The second problem, and by far the worst of the two, all the letters were handwritten. Even worse, Ripley had horrible handwriting. His wife had more aesthetically pleasing handwriting, looking all neat and uniform, but she didn't allow for any white space in her letters. She made everything as tight as she could. Without the white space, it just looked like little pretty scribbles.

Ripley didn't even bother to stay neat with his handwriting. He wrote his letter like he signed it at the end. He had plenty of white space, but he just in a script and didn't think about making it easier to anyone else to read it.

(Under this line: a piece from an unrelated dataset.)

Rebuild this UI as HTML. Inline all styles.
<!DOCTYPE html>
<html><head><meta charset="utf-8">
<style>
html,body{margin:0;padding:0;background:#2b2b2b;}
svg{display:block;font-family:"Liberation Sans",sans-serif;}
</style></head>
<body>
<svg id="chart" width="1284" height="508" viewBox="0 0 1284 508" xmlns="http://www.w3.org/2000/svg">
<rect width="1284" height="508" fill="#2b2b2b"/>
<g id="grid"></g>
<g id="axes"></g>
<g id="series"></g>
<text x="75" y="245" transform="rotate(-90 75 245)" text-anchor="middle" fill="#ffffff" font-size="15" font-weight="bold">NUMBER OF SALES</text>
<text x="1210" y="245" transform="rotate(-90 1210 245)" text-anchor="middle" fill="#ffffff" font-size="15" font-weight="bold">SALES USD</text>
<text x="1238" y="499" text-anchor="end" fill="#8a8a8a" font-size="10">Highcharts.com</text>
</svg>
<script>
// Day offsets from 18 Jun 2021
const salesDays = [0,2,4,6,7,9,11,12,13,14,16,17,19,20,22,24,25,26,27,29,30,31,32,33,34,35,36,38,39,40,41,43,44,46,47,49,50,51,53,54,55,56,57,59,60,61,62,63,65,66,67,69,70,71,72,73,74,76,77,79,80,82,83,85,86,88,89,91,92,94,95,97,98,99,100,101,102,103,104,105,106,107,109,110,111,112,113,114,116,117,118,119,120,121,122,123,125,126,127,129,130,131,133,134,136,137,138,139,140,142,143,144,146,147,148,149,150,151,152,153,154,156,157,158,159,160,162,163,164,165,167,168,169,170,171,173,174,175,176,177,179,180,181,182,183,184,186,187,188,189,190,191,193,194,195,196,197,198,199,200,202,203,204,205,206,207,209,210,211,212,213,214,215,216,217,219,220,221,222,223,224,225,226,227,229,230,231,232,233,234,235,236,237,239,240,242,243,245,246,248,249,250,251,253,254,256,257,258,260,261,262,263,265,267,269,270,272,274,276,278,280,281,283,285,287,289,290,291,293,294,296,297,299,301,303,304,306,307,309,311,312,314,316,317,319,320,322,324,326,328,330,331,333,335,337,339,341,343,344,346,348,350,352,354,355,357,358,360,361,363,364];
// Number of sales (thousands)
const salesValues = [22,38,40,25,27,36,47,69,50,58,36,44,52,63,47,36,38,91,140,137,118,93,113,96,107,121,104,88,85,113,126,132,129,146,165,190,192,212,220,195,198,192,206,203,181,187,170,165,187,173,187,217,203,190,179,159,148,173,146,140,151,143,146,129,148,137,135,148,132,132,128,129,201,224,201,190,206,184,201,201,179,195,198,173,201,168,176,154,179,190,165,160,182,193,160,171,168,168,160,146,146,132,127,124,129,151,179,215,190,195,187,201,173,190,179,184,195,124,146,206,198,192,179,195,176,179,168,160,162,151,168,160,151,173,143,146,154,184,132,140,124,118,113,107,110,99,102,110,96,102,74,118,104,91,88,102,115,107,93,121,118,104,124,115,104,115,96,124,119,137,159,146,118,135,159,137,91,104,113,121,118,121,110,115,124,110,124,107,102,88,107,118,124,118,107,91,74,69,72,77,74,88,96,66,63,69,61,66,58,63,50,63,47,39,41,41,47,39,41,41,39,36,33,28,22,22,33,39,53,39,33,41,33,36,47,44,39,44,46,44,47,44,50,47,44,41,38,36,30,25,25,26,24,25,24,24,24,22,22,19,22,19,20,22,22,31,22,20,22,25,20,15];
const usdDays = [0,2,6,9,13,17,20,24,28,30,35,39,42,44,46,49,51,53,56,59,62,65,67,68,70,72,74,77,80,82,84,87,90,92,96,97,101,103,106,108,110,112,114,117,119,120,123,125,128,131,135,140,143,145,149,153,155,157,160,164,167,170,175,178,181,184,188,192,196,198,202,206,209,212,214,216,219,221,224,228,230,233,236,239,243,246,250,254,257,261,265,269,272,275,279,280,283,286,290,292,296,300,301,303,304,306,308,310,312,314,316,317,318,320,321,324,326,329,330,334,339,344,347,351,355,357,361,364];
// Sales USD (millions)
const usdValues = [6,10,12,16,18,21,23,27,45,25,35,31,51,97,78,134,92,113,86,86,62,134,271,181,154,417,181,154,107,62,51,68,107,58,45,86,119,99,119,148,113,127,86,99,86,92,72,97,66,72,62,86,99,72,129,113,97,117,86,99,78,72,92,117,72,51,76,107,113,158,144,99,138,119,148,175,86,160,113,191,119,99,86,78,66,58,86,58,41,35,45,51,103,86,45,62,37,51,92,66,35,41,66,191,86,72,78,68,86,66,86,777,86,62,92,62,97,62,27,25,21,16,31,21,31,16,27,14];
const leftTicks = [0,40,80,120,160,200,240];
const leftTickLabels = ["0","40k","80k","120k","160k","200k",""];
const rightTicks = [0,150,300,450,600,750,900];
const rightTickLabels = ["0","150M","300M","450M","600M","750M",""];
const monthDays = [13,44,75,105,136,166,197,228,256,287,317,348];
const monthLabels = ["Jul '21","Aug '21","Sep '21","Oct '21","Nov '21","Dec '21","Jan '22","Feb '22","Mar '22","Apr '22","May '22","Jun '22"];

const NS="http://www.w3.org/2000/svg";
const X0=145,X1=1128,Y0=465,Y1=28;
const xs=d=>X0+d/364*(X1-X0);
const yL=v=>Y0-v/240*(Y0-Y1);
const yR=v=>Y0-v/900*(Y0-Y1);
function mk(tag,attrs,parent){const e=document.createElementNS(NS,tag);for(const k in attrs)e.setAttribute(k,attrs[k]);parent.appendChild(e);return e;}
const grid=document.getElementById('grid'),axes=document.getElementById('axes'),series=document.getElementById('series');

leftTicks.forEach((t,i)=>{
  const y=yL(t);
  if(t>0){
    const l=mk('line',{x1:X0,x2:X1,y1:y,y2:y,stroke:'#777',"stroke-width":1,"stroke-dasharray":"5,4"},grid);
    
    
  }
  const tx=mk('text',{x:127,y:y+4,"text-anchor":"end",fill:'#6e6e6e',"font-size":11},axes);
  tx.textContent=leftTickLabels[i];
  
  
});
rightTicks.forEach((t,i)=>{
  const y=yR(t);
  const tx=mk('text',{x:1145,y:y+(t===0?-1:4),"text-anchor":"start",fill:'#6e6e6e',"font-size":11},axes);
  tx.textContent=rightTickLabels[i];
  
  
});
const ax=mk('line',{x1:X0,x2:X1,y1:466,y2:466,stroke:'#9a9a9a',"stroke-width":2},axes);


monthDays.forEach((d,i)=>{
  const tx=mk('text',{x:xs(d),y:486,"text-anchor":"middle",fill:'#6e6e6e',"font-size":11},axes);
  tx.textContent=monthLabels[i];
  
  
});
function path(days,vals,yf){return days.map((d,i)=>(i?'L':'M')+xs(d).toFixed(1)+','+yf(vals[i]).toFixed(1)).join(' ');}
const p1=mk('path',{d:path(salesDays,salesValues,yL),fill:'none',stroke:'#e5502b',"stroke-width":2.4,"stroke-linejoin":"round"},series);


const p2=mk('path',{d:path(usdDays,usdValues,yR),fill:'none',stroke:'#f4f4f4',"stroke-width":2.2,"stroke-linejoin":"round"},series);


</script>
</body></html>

Sure, maybe he wasn't thinking of me or another historian when writing his sister, but how easily could his sister read his handwriting.

For both Ripley and his wife, reading the English was like reading another language that I'm trying to learn. There was stuff in there I could understand easily enough. As I learned different scrawlings I could read those particular scrawlings better.

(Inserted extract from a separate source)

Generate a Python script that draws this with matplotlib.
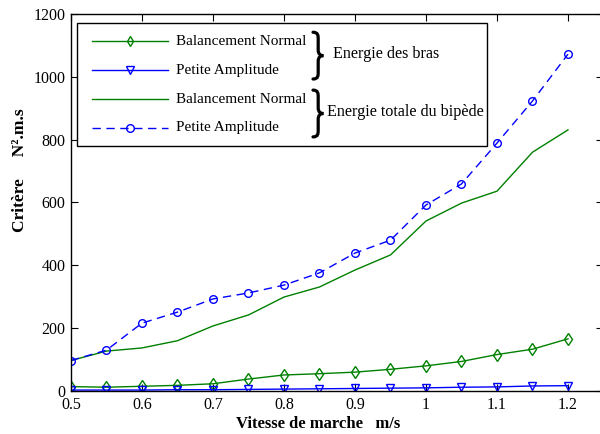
import matplotlib
matplotlib.use('Agg')
import matplotlib.pyplot as plt
from matplotlib.lines import Line2D
from matplotlib.patches import Rectangle, PathPatch
from matplotlib.path import Path

# vitesse de marche (m/s)
vitesse = [0.5, 0.55, 0.6, 0.65, 0.7, 0.75, 0.8, 0.85, 0.9, 0.95, 1.0, 1.05, 1.1, 1.15, 1.2]

# energie des bras
bras_normal = [14, 12, 15, 18, 23, 38, 51, 55, 60, 69, 80, 94, 116, 133, 166]
bras_petite = [3, 3, 3, 4, 4, 5, 6, 7, 8, 9, 10, 12, 13, 16, 17]

# energie totale du bipede
total_normal = [97, 127, 137, 160, 207, 242, 299, 331, 385, 433, 541, 598, 636, 760, 831]
total_petite = [97, 130, 216, 251, 293, 312, 337, 376, 439, 480, 592, 659, 789, 923, 1072]

green = '#008000'
blue = '#0000ff'

plt.rcParams['font.family'] = ['Liberation Serif', 'DejaVu Serif']
plt.rcParams['font.size'] = 11


def accolade(ax, x0, ym, w, h):
    # accolade fermante dessinee avec des courbes de bezier (coord. axes)
    q = w / 2
    verts = [(x0, ym + h),
             (x0 + q, ym + h), (x0 + q, ym + 0.85 * h), (x0 + q, ym + 0.7 * h),
             (x0 + q, ym + 0.25 * h),
             (x0 + q, ym + 0.05 * h), (x0 + 0.75 * w, ym), (x0 + w, ym),
             (x0 + 0.75 * w, ym), (x0 + q, ym - 0.05 * h), (x0 + q, ym - 0.25 * h),
             (x0 + q, ym - 0.7 * h),
             (x0 + q, ym - 0.85 * h), (x0 + q, ym - h), (x0, ym - h)]
    codes = [Path.MOVETO] + [Path.CURVE4] * 3 + [Path.LINETO] + [Path.CURVE4] * 6 + \
            [Path.LINETO] + [Path.CURVE4] * 3
    ax.add_patch(PathPatch(Path(verts, codes), transform=ax.transAxes, facecolor='none',
                           edgecolor='black', lw=2.3, capstyle='round', zorder=7))


fig = plt.figure(figsize=(6, 4.34), dpi=100)
ax = fig.add_axes([0.1183, 0.0991, 0.8875, 0.8687])

ms = 5.5
ax.plot(vitesse, bras_normal, color=green, lw=1, marker='d', mfc='none', ms=ms + 0.5, mew=1)
ax.plot(vitesse, bras_petite, color=blue, lw=1, marker='v', mfc='none', ms=ms, mew=1)
ax.plot(vitesse, total_normal, color=green, lw=1)
ax.plot(vitesse, total_petite, color=blue, lw=1, ls=(0, (6, 4)), marker='o', mfc='none', ms=ms, mew=1)

ax.set_xlim(0.5, 1.25)
ax.set_ylim(0, 1200)
ax.set_xticks([0.5, 0.6, 0.7, 0.8, 0.9, 1.0, 1.1, 1.2])
ax.set_xticklabels(['0.5', '0.6', '0.7', '0.8', '0.9', '1', '1.1', '1.2'])
ax.set_yticks(range(0, 1201, 200))
ax.tick_params(direction='in', top=True, right=True, length=5, labelsize=11.5, pad=4)
for s in ax.spines.values():
    s.set_linewidth(1)

ax.set_xlabel('Vitesse de marche   m/s', fontweight='bold', fontsize=12)
ax.xaxis.set_label_coords(0.464, -0.067)
ax.set_ylabel('Critère     N².m.s', fontweight='bold', fontsize=12.5)
ax.yaxis.set_label_coords(-0.080, 0.586)

# legende faite a la main
ax.add_patch(Rectangle((0.0113, 0.650), 0.7697, 0.326, transform=ax.transAxes,
                       facecolor='white', edgecolor='black', lw=1, zorder=5))
rows = [0.928, 0.851, 0.774, 0.698]
styles = [dict(color=green, marker='d', ls='-'),
          dict(color=blue, marker='v', ls='-'),
          dict(color=green, marker=None, ls='-'),
          dict(color=blue, marker='o', ls=(0, (6, 4)))]
labels = ['Balancement Normal', 'Petite Amplitude', 'Balancement Normal', 'Petite Amplitude']
for y, st, lab in zip(rows, styles, labels):
    ax.add_line(Line2D([0.0394, 0.182], [y, y], transform=ax.transAxes, color=st['color'],
                       ls=st['ls'], lw=1, zorder=6))
    if st['marker']:
        ax.add_line(Line2D([0.111], [y], transform=ax.transAxes, color=st['color'],
                           marker=st['marker'], mfc='none', ms=ms, mew=1, zorder=6))
    ax.text(0.197, y, lab, transform=ax.transAxes, va='center', ha='left', zorder=7)

accolade(ax, 0.4545, (rows[0] + rows[1]) / 2, 0.0195, 0.062)
accolade(ax, 0.4545, (rows[2] + rows[3]) / 2, 0.0195, 0.062)
ax.text(0.492, (rows[0] + rows[1]) / 2 + 0.004, 'Energie des bras', transform=ax.transAxes,
        va='center', ha='left', fontsize=11.6, zorder=7)
ax.text(0.481, (rows[2] + rows[3]) / 2 + 0.003, 'Energie totale du bipède', transform=ax.transAxes,
        va='center', ha='left', fontsize=11.6, zorder=7)

fig.savefig('out.png', dpi=100)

When I came upon a scrawling I couldn't understand right away, though, I went into translation mode. Sometimes I just stared at the word until I could make it out. Other times I stared at the word, tried to pick certain parts, tried to pick out letters or just let the first word that it look like catch my attention. I would just keep whispering that word or let the parts that I picked out run around in my head. That sometimes worked.

A more holistic approach generally worked best, though. I would take chunks of words, legible and illegible, then through my understanding of the words I could, the logic of English syntax, sentence structure and probably other linguistic words I don't know or can't think of at the moment, and also visual pattern recognition of words, I could translate most of the gibberish.

Remember me saying that reading text at a 90 degree angle because the microfilm was published that way would cause a large cognitive load? I can't imagine how well my brain could on top of reading text at an angle, handle essentially having to interpret chicken scrawl. I think my brain might have exploded all over the microfilm monitor!

There's just one more element that made the microfilm research difficult. This one probably comes from reading any microfilm, however. The quality of the copied pages varies, from page to page. To adjust for easier reading, I had three settings: zoom, brightness and contrast. Zoom and brightness helped a lot, but I have no idea if the contrast setting even did anything. Having to change these settings for practically every page su-u-cked!

I sat at the microfilm reading computer for about four hours and didn't read the whole microfilm. I started reading it word-for-word. I didn't think I could just scan because the squiggles on the screen didn't even look like they spelled anything. Just squiggles!

I had set my phone to have alarm go off at 3, though. The last bus from Madison to Chicago left at 4:30, and I wanted to make sure to grab a bite to eat and some water before leaving on the 4 hour ride home.

When that alarm went off, I snoozed it for 5 minutes. I started scanning. Of course, I started finding references to my research topic at this point. None of them held relevance to the my writing, though. Argh!

I don't know if reading the microfilm word-for-word for about 3 hours primed my visual pattern recognition or not, but within that last half hour, I was able to get through quite a bit and get enough gist of it. Enough of a gist to know that what I'm reading didn't have anything.

Nonetheless, at 3:30, fighting against my nature, I accepted defeat and got out of there. I had just enough time to grab a burrito and some water then get on the bus home.

I will have to visit Madison at least once more to scan the rest of that microfilm. If what I believe is on there is on there (as another historian cites in a book on George Ripley), I must get that information!

After my experience today, I must give a shout out to historians out there and exhort my readers to do the same. Researching and writing history is a labor intensive vocation. The reward for it probably doesn't provide nearly the compensation that equals the labor power that goes into it.

So, historians, my hat goes off to you.